Stelle is an unincorporated community located in Rogers Township in northern Ford County, Illinois, United States. As of 2013, its estimated population was 100.

The community was established as an intentional community in the early 1970s. In 1982, Stelle transitioned to a standard homeowner's association, a structure it maintains today.

== Historical overview ==
Stelle was founded in 1973 by the Stelle Group, a Chicago-based organization established by Richard Kieninger, a writer and teacher who also played a role in founding Adelphi, Texas. In the 1950s, Kieninger was a student of the Lemurian Fellowship in Ramona, California.

Its founders, who belonged to a recently formed group from Chicago, purchased farmland in the northern part of Ford County and developed a suburban-style community.
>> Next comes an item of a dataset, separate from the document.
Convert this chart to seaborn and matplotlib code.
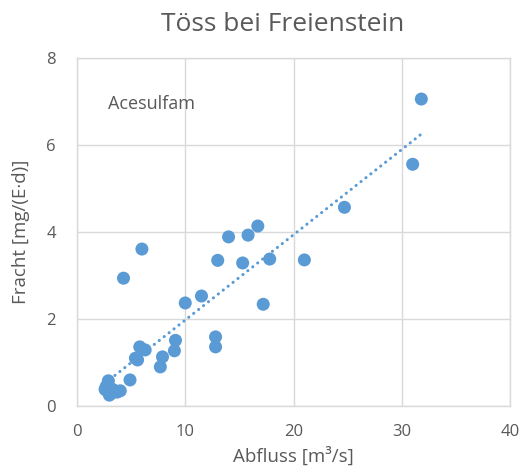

Stelle initially operated as a private community.

In 1982, Stelle transitioned into a homeowner association and opened to the public. Following the transition, Stelle became notable for the incorporation of solar panels on many homes and residents' emphasis on cooperative enterprises. The village has its own telephone company, providing telephone, television, and internet services. Additional community features include a community garden co-op, a tool co-op, and a weekly communal dinner. Stelle also hosts educational events open to the public.